DADU, Sept 16: Gender discrimination is so deeply rooted in our psyche that it even overshadows our relief and aid efforts. A visit to Dadu district’s flood-ravaged areas bears this out.

Many families which do not have adult males to look after them have not received the financial assistance announced by the government.

The distribution of Rs15,000 in compensation money for each household with completely or partially damaged houses has been completed in Sindh, but widows in Ghari Gagir village, in Mehar taluka, are both agitated and dejected at being completely ignored by the government.

Rukhsana, a widow in her 40s, almost beside herself with anger that only utter helplessness brings, discloses: “None of the widows and girls who have no fathers have received the money. Just because we have no adult male to look after us or speak for us, we have been ignored.”

In reply to a question why they did not receive the cheque like the others, Bibi, another widow, says: “We have no man to speak on our behalf. We have no one to help us.”

The villagers disclosed that the ‘agents’ who got their accounts opened in a bank in Mehar and helped them in getting the cheques, got away with anything between two and five thousand rupees for the effort. Few, if any, of the victims got the full Rs15,000 because of the middlemen involved.

According to Shaukat Nawaz Tahir, Coordinator of Sindh, National Disaster Management Authority (NDMA), the distribution of financial relief among affected households has been completed. “When things take place in such a dimension, there is always a margin of 10 to 15 per cent error. A survey was done jointly by the army, civil organisations, district and local governments to identify the households affected. Cheques were then distributed to the people identified.
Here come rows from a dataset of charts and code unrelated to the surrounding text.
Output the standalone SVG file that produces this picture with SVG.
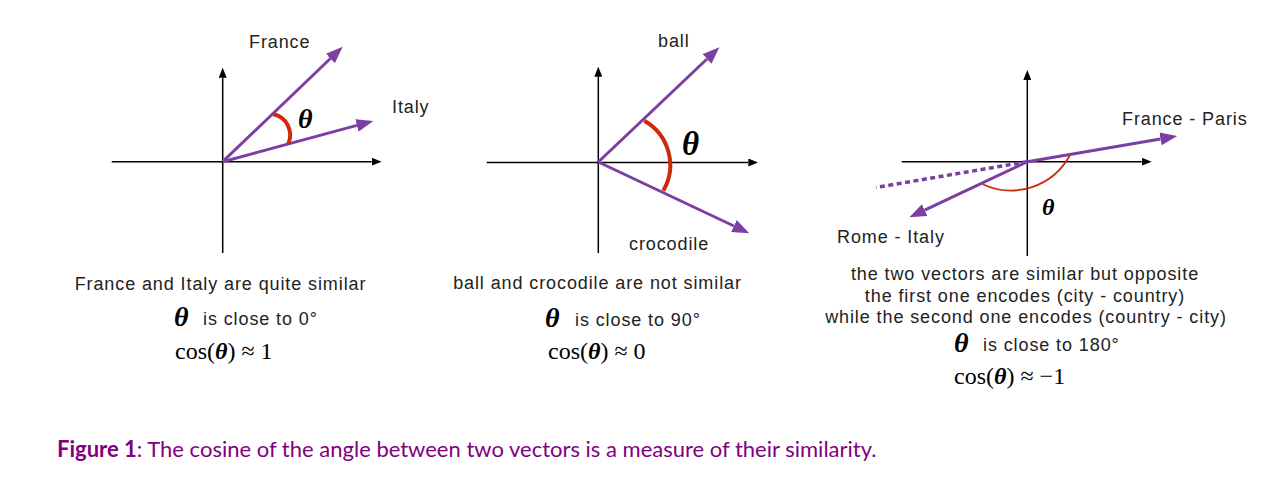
<svg xmlns="http://www.w3.org/2000/svg" width="1263" height="491" viewBox="0 0 1263 491">
<style>
.ax{stroke:#000;stroke-width:1.5;fill:none;marker-end:url(#ah)}
.vec{stroke:#7b3fa2;stroke-width:3;fill:none;marker-end:url(#vh)}
.dot{stroke:#7b3fa2;stroke-width:3.5;fill:none;stroke-dasharray:5 3.5}
.arc{stroke:#d02a0c;stroke-width:4;fill:none}
.arc2{stroke:#d02a0c;stroke-width:1.8;fill:none}
.lbl{font-family:"Liberation Sans",Arial,sans-serif;font-size:18px;fill:#222;letter-spacing:0.9px}
.th{font-family:"Liberation Serif","Times New Roman",serif;font-style:italic;font-weight:bold;fill:#000}
.thb{font-family:"Liberation Serif","Times New Roman",serif;font-style:italic;font-weight:bold;font-size:28px;fill:#000}
.math{font-family:"Liberation Serif","Times New Roman",serif;font-size:24px;fill:#000}
.cap{font-family:Lato,"Liberation Sans",sans-serif;font-size:22px;fill:#800080}
</style>
<defs>
<marker id="ah" markerUnits="userSpaceOnUse" markerWidth="10" markerHeight="8" refX="0" refY="4" orient="auto" viewBox="0 0 10 8"><path d="M0,0 L10,4 L0,8 z" fill="#000"/></marker>
<marker id="vh" markerUnits="userSpaceOnUse" markerWidth="17" markerHeight="13" refX="0" refY="6.5" orient="auto" viewBox="0 0 17 13"><path d="M0,0 L17,6.5 L0,13 z" fill="#7b3fa2"/></marker>
</defs>

<g id="panel1">
<g id="connectors1">
<line class="ax" x1="222.7" y1="253" x2="222.7" y2="77.7"/>
<line class="ax" x1="111.7" y1="161.7" x2="371.7" y2="161.7"/>
<line class="vec" x1="222.7" y1="161.7" x2="330.4" y2="58.5"/>
<line class="vec" x1="222.7" y1="161.7" x2="356.9" y2="125.4"/>
<path class="arc" d="M273.3,114.3 A21,21 0 0 1 288.3,143.5"/>
</g>
<text class="lbl" x="249" y="48">France</text>
<text class="lbl" x="392" y="113">Italy</text>
<text class="th" x="298" y="128" font-size="28">θ</text>
<text class="lbl" x="220.5" y="290" text-anchor="middle">France and Italy are quite similar</text>
<text class="thb" x="174" y="326">θ</text>
<text class="lbl" x="203" y="325">is close to 0°</text>
<text class="math" x="175" y="359">cos(<tspan font-weight="bold" font-style="italic">θ</tspan>) ≈ 1</text>
</g>

<g id="panel2">
<g id="connectors2">
<line class="ax" x1="598.3" y1="253" x2="598.3" y2="76.7"/>
<line class="ax" x1="486.7" y1="162.5" x2="748.3" y2="162.5"/>
<line class="vec" x1="598.3" y1="162" x2="707" y2="59"/>
<line class="vec" x1="598.3" y1="162" x2="733.9" y2="226"/>
<path class="arc" d="M644.3,120.7 A51,51 0 0 1 663.3,190.7"/>
</g>
<text class="lbl" x="658" y="47">ball</text>
<text class="lbl" x="629" y="250">crocodile</text>
<text class="th" x="682" y="155" font-size="33">θ</text>
<text class="lbl" x="597.5" y="289" text-anchor="middle">ball and crocodile are not similar</text>
<text class="thb" x="545" y="327">θ</text>
<text class="lbl" x="575" y="326">is close to 90°</text>
<text class="math" x="548" y="359">cos(<tspan font-weight="bold" font-style="italic">θ</tspan>) ≈ 0</text>
</g>

<g id="panel3">
<g id="connectors3">
<line class="ax" x1="1027.3" y1="256" x2="1027.3" y2="80"/>
<line class="ax" x1="901.7" y1="161.7" x2="1141.7" y2="161.7"/>
<line class="dot" x1="1027.3" y1="161.7" x2="876" y2="187.5"/>
<line class="vec" x1="1027.3" y1="161.7" x2="1160.5" y2="138.9"/>
<line class="vec" x1="1027.3" y1="161.7" x2="924.7" y2="210.1"/>
<path class="arc2" d="M982.7,184.3 A67,67 0 0 0 1070,155"/>
</g>
<text class="lbl" x="1122" y="125">France - Paris</text>
<text class="lbl" x="837" y="243">Rome - Italy</text>
<text class="th" x="1042" y="215" font-size="24">θ</text>
<text class="lbl" x="1025" y="280" text-anchor="middle">the two vectors are similar but opposite</text>
<text class="lbl" x="1025" y="302" text-anchor="middle">the first one encodes (city - country)</text>
<text class="lbl" x="1026" y="323" text-anchor="middle">while the second one encodes (country - city)</text>
<text class="thb" x="954" y="352">θ</text>
<text class="lbl" x="983" y="351">is close to 180°</text>
<text class="math" x="954" y="384">cos(<tspan font-weight="bold" font-style="italic">θ</tspan>) ≈ −1</text>
</g>

<text class="cap" x="57" y="457"><tspan font-weight="bold">Figure 1</tspan>: The cosine of the angle between two vectors is a measure of their similarity.</text>
</svg>
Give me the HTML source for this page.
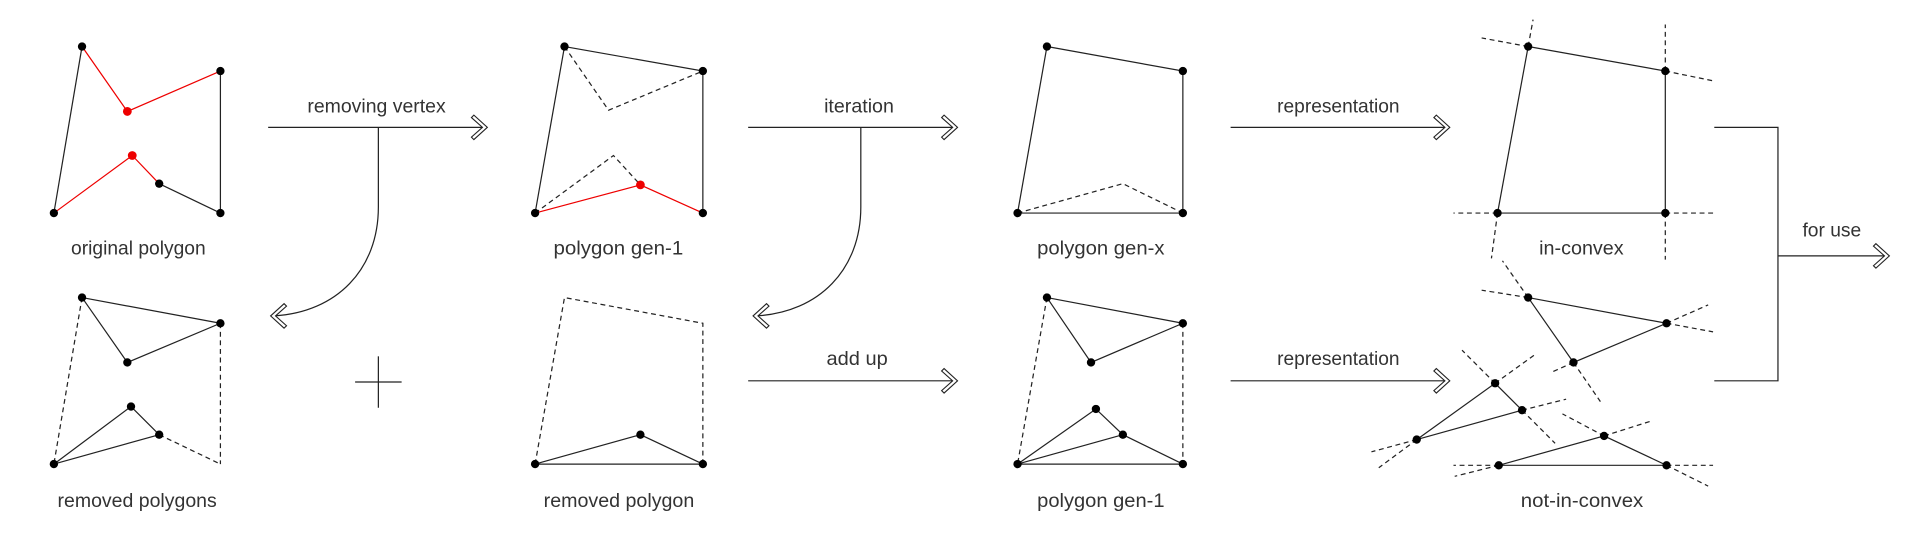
<!DOCTYPE html>
<html><head><meta charset="utf-8"><style>html,body{margin:0;padding:0;background:#fff}svg{display:block}</style></head>
<body>
<svg width="1920" height="540" viewBox="0 0 1568 441" preserveAspectRatio="none" xmlns="http://www.w3.org/2000/svg">
<defs>
<g id="ah"><polygon points="-11,-10 0,0 -11,10 -13,8 -4,0 -13,-8" fill="#fff" stroke="#222" stroke-width="0.9" stroke-linejoin="miter"/></g>
</defs>
<g fill="none" stroke="#222" stroke-width="1">
<line x1="67" y1="38" x2="44" y2="174"/>
<line x1="180" y1="58" x2="180" y2="174"/>
<line x1="180" y1="174" x2="130" y2="150"/>
<g stroke="#e00"><polyline points="67,38 104,91 180,58"/><polyline points="130,150 108,127 44,174"/></g>
<polyline points="437,174 461,38 574,58 574,174"/>
<g stroke="#e00"><polyline points="574,174 523,151 437,174"/></g>
<g stroke-dasharray="4,3"><polyline points="461,38 497,90 574,58"/><polyline points="437,174 501,127 523,151"/></g>
<polygon points="855,38 966,58 966,174 831,174"/>
<polyline stroke-dasharray="4,3" points="831,174 917,150 966,174"/>
<polygon points="1248,38 1360,58 1360,174 1223,174"/>
<g stroke-dasharray="4,3">
<line x1="1248" y1="38" x2="1252" y2="16"/>
<line x1="1223" y1="174" x2="1218" y2="211"/>
<line x1="1248" y1="38" x2="1210" y2="31"/>
<line x1="1360" y1="58" x2="1399" y2="66"/>
<line x1="1360" y1="58" x2="1360" y2="20"/>
<line x1="1223" y1="174" x2="1187" y2="174"/>
<line x1="1360" y1="174" x2="1399" y2="174"/>
<line x1="1360" y1="174" x2="1360" y2="212"/>
</g>
<polyline points="1400,104 1452,104 1452,311 1400,311"/>
<line x1="1452" y1="209" x2="1540" y2="209"/>
<line x1="219" y1="104" x2="395" y2="104"/>
<path d="M309,104 V169 C309,220 275,255 224,258"/>
<line x1="611" y1="104" x2="779" y2="104"/>
<path d="M703,104 V169 C703,220 669,255 618,258"/>
<line x1="1005" y1="104" x2="1181" y2="104"/>
<line x1="611" y1="311" x2="779" y2="311"/>
<line x1="1005" y1="311" x2="1181" y2="311"/>
<line x1="290" y1="312" x2="328" y2="312"/><line x1="309" y1="291" x2="309" y2="333"/>
<polygon points="67,243 180,264 104,296"/>
<polygon points="107,332 130,355 44,379"/>
<g stroke-dasharray="4,3"><line x1="67" y1="243" x2="44" y2="379"/><line x1="180" y1="264" x2="180" y2="379"/><line x1="130" y1="355" x2="180" y2="379"/></g>
<polyline stroke-dasharray="4,3" points="437,379 461,243 574,264 574,379"/>
<polygon points="437,379 523,355 574,379"/>
<polygon points="855,243 966,264 891,296"/>
<polyline points="831,379 895,334 917,355 966,379 831,379"/>
<line x1="831" y1="379" x2="917" y2="355"/>
<g stroke-dasharray="4,3"><line x1="855" y1="243" x2="831" y2="379"/><line x1="966" y1="264" x2="966" y2="379"/></g>
<polygon points="1248,243 1361,264 1285,296"/>
<polygon points="1221,313 1243,335 1157,359"/>
<polygon points="1224,380 1310,356 1361,380"/>
<g stroke-dasharray="4,3">
<line x1="1248" y1="243" x2="1210" y2="237"/>
<line x1="1248" y1="243" x2="1227" y2="213"/>
<line x1="1361" y1="264" x2="1399" y2="271"/>
<line x1="1361" y1="264" x2="1395" y2="249"/>
<line x1="1285" y1="296" x2="1307" y2="328"/>
<line x1="1285" y1="296" x2="1267" y2="304"/>
<line x1="1221" y1="313" x2="1194" y2="286"/>
<line x1="1221" y1="313" x2="1253" y2="290"/>
<line x1="1243" y1="335" x2="1279" y2="326"/>
<line x1="1243" y1="335" x2="1270" y2="362"/>
<line x1="1157" y1="359" x2="1120" y2="369"/>
<line x1="1157" y1="359" x2="1126" y2="382"/>
<line x1="1224" y1="380" x2="1187" y2="380"/>
<line x1="1224" y1="380" x2="1188" y2="389"/>
<line x1="1310" y1="356" x2="1276" y2="338"/>
<line x1="1310" y1="356" x2="1348" y2="344"/>
<line x1="1361" y1="380" x2="1399" y2="380"/>
<line x1="1361" y1="380" x2="1395" y2="397"/>
</g>
</g>
<use href="#ah" transform="translate(398,104)"/>
<use href="#ah" transform="translate(782,104)"/>
<use href="#ah" transform="translate(1184,104)"/>
<use href="#ah" transform="translate(782,311)"/>
<use href="#ah" transform="translate(1184,311)"/>
<use href="#ah" transform="translate(1543,209)"/>
<use href="#ah" transform="translate(221,258) rotate(180)"/>
<use href="#ah" transform="translate(615,258) rotate(180)"/>
<g fill="#000">
<circle cx="67" cy="38" r="3.4"/><circle cx="180" cy="58" r="3.4"/><circle cx="180" cy="174" r="3.4"/><circle cx="130" cy="150" r="3.4"/><circle cx="44" cy="174" r="3.4"/>
<circle cx="461" cy="38" r="3.4"/><circle cx="574" cy="58" r="3.4"/><circle cx="574" cy="174" r="3.4"/><circle cx="437" cy="174" r="3.4"/>
<circle cx="855" cy="38" r="3.4"/><circle cx="966" cy="58" r="3.4"/><circle cx="966" cy="174" r="3.4"/><circle cx="831" cy="174" r="3.4"/>
<circle cx="1248" cy="38" r="3.4"/><circle cx="1360" cy="58" r="3.4"/><circle cx="1360" cy="174" r="3.4"/><circle cx="1223" cy="174" r="3.4"/>
<circle cx="67" cy="243" r="3.4"/><circle cx="180" cy="264" r="3.4"/><circle cx="104" cy="296" r="3.4"/><circle cx="107" cy="332" r="3.4"/><circle cx="130" cy="355" r="3.4"/><circle cx="44" cy="379" r="3.4"/>
<circle cx="437" cy="379" r="3.4"/><circle cx="523" cy="355" r="3.4"/><circle cx="574" cy="379" r="3.4"/>
<circle cx="855" cy="243" r="3.4"/><circle cx="966" cy="264" r="3.4"/><circle cx="891" cy="296" r="3.4"/><circle cx="895" cy="334" r="3.4"/><circle cx="917" cy="355" r="3.4"/><circle cx="831" cy="379" r="3.4"/><circle cx="966" cy="379" r="3.4"/>
<circle cx="1248" cy="243" r="3.4"/><circle cx="1361" cy="264" r="3.4"/><circle cx="1285" cy="296" r="3.4"/>
<circle cx="1221" cy="313" r="3.4"/><circle cx="1243" cy="335" r="3.4"/><circle cx="1157" cy="359" r="3.4"/>
<circle cx="1224" cy="380" r="3.4"/><circle cx="1310" cy="356" r="3.4"/><circle cx="1361" cy="380" r="3.4"/>
</g>
<g fill="#e00"><circle cx="104" cy="91" r="3.6"/><circle cx="108" cy="127" r="3.6"/><circle cx="523" cy="151" r="3.6"/></g>
<g font-family="Liberation Sans, sans-serif" font-size="16" fill="#333">
<text x="58" y="208" textLength="110" lengthAdjust="spacingAndGlyphs">original polygon</text>
<text x="452" y="208" textLength="106" lengthAdjust="spacingAndGlyphs">polygon gen-1</text>
<text x="847" y="208" textLength="104" lengthAdjust="spacingAndGlyphs">polygon gen-x</text>
<text x="1257" y="208" textLength="69" lengthAdjust="spacingAndGlyphs">in-convex</text>
<text x="251" y="92" textLength="113" lengthAdjust="spacingAndGlyphs">removing vertex</text>
<text x="673" y="92" textLength="57" lengthAdjust="spacingAndGlyphs">iteration</text>
<text x="1043" y="92" textLength="100" lengthAdjust="spacingAndGlyphs">representation</text>
<text x="1472" y="193" textLength="48" lengthAdjust="spacingAndGlyphs">for use</text>
<text x="675" y="298" textLength="50" lengthAdjust="spacingAndGlyphs">add up</text>
<text x="1043" y="298" textLength="100" lengthAdjust="spacingAndGlyphs">representation</text>
<text x="47" y="414" textLength="130" lengthAdjust="spacingAndGlyphs">removed polygons</text>
<text x="444" y="414" textLength="123" lengthAdjust="spacingAndGlyphs">removed polygon</text>
<text x="847" y="414" textLength="104" lengthAdjust="spacingAndGlyphs">polygon gen-1</text>
<text x="1242" y="414" textLength="100" lengthAdjust="spacingAndGlyphs">not-in-convex</text>
</g>
</svg>
</body></html>
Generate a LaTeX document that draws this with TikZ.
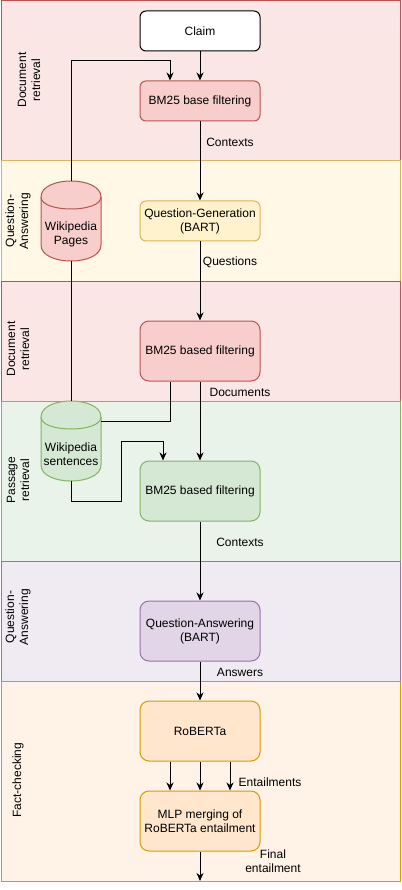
\documentclass[tikz,border=0pt]{standalone}
\usepackage{fontspec}
\setmainfont{Liberation Sans}
\usetikzlibrary{arrows.meta}
\definecolor{redF}{HTML}{F8CECC}\definecolor{redS}{HTML}{B85450}
\definecolor{yelF}{HTML}{FFF2CC}\definecolor{yelS}{HTML}{D6B656}
\definecolor{grnF}{HTML}{D5E8D4}\definecolor{grnS}{HTML}{82B366}
\definecolor{purF}{HTML}{E1D5E7}\definecolor{purS}{HTML}{9673A6}
\definecolor{orgF}{HTML}{FFE6CC}\definecolor{orgS}{HTML}{D79B00}
\tikzset{
  band/.style={line width=1pt},
  bandlabel/.style={rotate=90, align=center, inner sep=0pt},
  box/.style={draw, line width=1pt, align=center, minimum width=120pt, inner sep=0pt},
  small/.style={box, minimum height=40pt, rounded corners=6pt},
  big/.style={box, minimum height=60pt, rounded corners=9pt},
  lbl/.style={align=center, inner sep=0pt},
  conn/.style={line width=1pt},
  arr/.style={conn, -{Stealth[length=8pt,width=7pt,inset=2.5pt]}},
}
\begin{document}
\begin{tikzpicture}[x=1pt, y=-1pt, font=\fontsize{12}{14}\selectfont]
\useasboundingbox (0,0) rectangle (401,890);
% bands
\draw[band, draw=redS, fill=redF!50] (1,1) rectangle (400,161);
\draw[band, draw=yelS, fill=yelF!50] (1,161) rectangle (400,281);
\draw[band, draw=redS, fill=redF!50] (1,281) rectangle (400,401);
\draw[band, draw=grnS, fill=grnF!50] (1,401) rectangle (400,561);
\draw[band, draw=purS, fill=purF!50] (1,561) rectangle (400,681);
\draw[band, draw=orgS, fill=orgF!50] (1,681) rectangle (400,881);
\node[bandlabel] (bl1) at (29,80) {Document\\retrieval};
\node[bandlabel] (bl2) at (18,221) {Question-\\Answering};
\node[bandlabel] (bl3) at (18,349) {Document\\retrieval};
\node[bandlabel] (bl4) at (18,480) {Passage\\retrieval};
\node[bandlabel] (bl5) at (18,617) {Question-\\Answering};
\node[bandlabel] (bl6) at (18,780) {Fact-checking};
% cylinders
\draw[line width=1pt, draw=redS, fill=redF] (41,197) .. controls (41,175.67) and (101,175.67) .. (101,197) -- (101,245) .. controls (101,266.33) and (41,266.33) .. (41,245) -- cycle;
\draw[line width=1pt, draw=redS] (41,197) .. controls (41,213) and (101,213) .. (101,197);
\node[lbl] (wp) at (71,234) {Wikipedia\\Pages};
\coordinate (wpTop) at (71,181);
\coordinate (wpBot) at (71,261);
\draw[line width=1pt, draw=grnS, fill=grnF] (41,417) .. controls (41,395.67) and (101,395.67) .. (101,417) -- (101,465) .. controls (101,486.33) and (41,486.33) .. (41,465) -- cycle;
\draw[line width=1pt, draw=grnS] (41,417) .. controls (41,433) and (101,433) .. (101,417);
\node[lbl] (ws) at (71,454) {Wikipedia\\sentences};
\coordinate (wsTop) at (71,401);
\coordinate (wsRight) at (101,421);
\coordinate (wsBot) at (71,481);
% process nodes
\node[small, fill=white, draw=black] (claim) at (200,31) {Claim};
\node[small, fill=redF, draw=redS] (bm1) at (200,101) {BM25 base filtering};
\node[small, fill=yelF, draw=yelS] (qg) at (200,221) {Question-Generation\\(BART)};
\node[big, fill=redF, draw=redS] (bm2) at (200,351) {BM25 based filtering};
\node[big, fill=grnF, draw=grnS] (bm3) at (200,491) {BM25 based filtering};
\node[big, fill=purF, draw=purS] (qa) at (200,631) {Question-Answering\\(BART)};
\node[big, fill=orgF, draw=orgS] (rob) at (200,731) {RoBERTa};
\node[big, fill=orgF, draw=orgS] (mlp) at (200,821) {MLP merging of\\RoBERTa entailment};
\coordinate (out) at (200,881);
% connectors
\draw[arr] (claim) -- (bm1);
\draw[arr] (wpTop) |- (170,61) -- ([xshift=-30pt]bm1.north);
\draw[arr] (bm1) -- (qg);
\draw[arr] (qg) -- (bm2);
\draw[conn] (wpBot) -- (wsTop);
\draw[arr] (bm2) -- (bm3);
\draw[conn] ([xshift=-30pt]bm2.south) |- (wsRight);
\draw[arr] (wsBot) |- (121,501) |- (163,441) -- ([xshift=-37pt]bm3.north);
\draw[arr] (bm3) -- (qa);
\draw[arr] (qa) -- (rob);
\draw[arr] ([xshift=-30pt]rob.south) -- ([xshift=-30pt]mlp.north);
\draw[arr] (rob) -- (mlp);
\draw[arr] ([xshift=30pt]rob.south) -- ([xshift=30pt]mlp.north);
\draw[arr] (mlp) -- (out);
% edge labels
\node[lbl] (l1) at (230,142) {Contexts};
\node[lbl] (l2) at (230,262) {Questions};
\node[lbl] (l3) at (240,392) {Documents};
\node[lbl] (l4) at (240,542) {Contexts};
\node[lbl] (l5) at (240,672) {Answers};
\node[lbl] (l6) at (270,782) {Entailments};
\node[lbl] (l7) at (273,861) {Final\\entailment};
\end{tikzpicture}
\end{document}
“In Balochistan, the funds were given in the form of cash while in Sindh cheques were considered more suitable for various reasons, security being one. We do realise that some people must have missed out, but we acted on the date available to us,” S. N. Tahir elaborated.

These villagers are clearly divided into haves and have-nots. Slightly over half the households have received financial compensation. And a number of them seem to have received quite a few relief goods too as was apparent from a quick survey of the settlement, just a day before Ramazan. Large tents, water coolers, household utensils and even mobile phones spoke of their relative prosperity.

Most experts believe it will take several years for the flood victims to be able to start earning again as their farms have been destroyed. It would be months before their lands are cleared of flood water and made cultivable again. And by that time most of them would run into such huge amounts of debt that even buying seeds would be difficult.